Extinct genus of termites

Prostylotermes is an extinct genus of termite in the isopteran family Stylotermitidae known from two Eocene fossils found in India. The genus contains a single described species, Prostylotermes kamboja.

==History and classification==
Prostylotermes is known from only two fossils, the holotype female and a single paratype male, both of which are inclusions in a transparent chunk of amber. The amber, number "Tad-321C" is housed in the fossil collection of the Birbal Sahni Institute of Palaeobotany in Lucknow, India. Both the holotype and paratype are composed of mostly complete adult termites though some areas of the female were lost on the surface of the amber specimen. Cambay amber dates to between fifty and fifty-two million years old, placing it in the Early to Mid Ypresian age of the Eocene, and was preserved in a brackish shore environment. The amber formed from a dammar type resin which is produced mainly by trees in the family Dipterocarpaceae. The Prostylotermes type specimen was recovered from the Tadkeshwar lignite mine, located in Gujarat State, during a collecting trip during January 2010. The fossil was first studied by paleoentomologists Michael S. Engel and David Grimaldi, both of the American Museum of Natural History.

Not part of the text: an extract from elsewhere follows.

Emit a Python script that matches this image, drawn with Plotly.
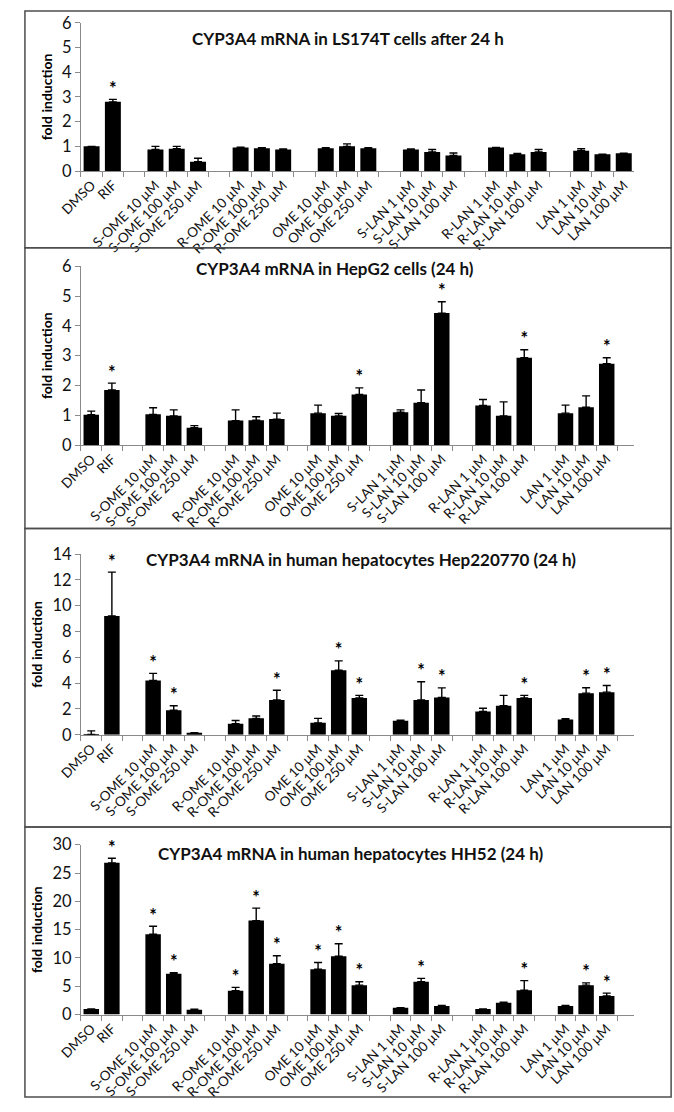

Engel and Grimaldi's 2011 type description of the new genus and species was published in the online journal ZooKeys. The genus name Prostylotermes was coined as a combination of the Greek word pro meaning "before" and Stylotermes, the type genus of Stylotermitidae. The specific epithet kamboja is in reference to the Kamboja tribe of ancient India literature who settled the area now called Khambat and formerly called Cambay.

==Description==
Both the Prostylotermes adults have an overall coloration which is uniform brown with no change on the legs or wing scales, but with a slight lightening on the side pleurons. The specimens are dealate, having already shed their wings before being trapped in the resin. The female has a length of 5.0 mm and the male is 3.8 mm in length. Adults have an almost circular head, with rounded compound eyes, and ocelli which are separated from the compound eyes. The antennae are formed from seventeen individual segments, with each segment gradually narrowing towards the antenna tip. Both male and female have short cerci which are composed of two segments, while only the male has short styli. The loss of a section of the abdominal wall on the female shows two eggs already developed and near the abdomen tip.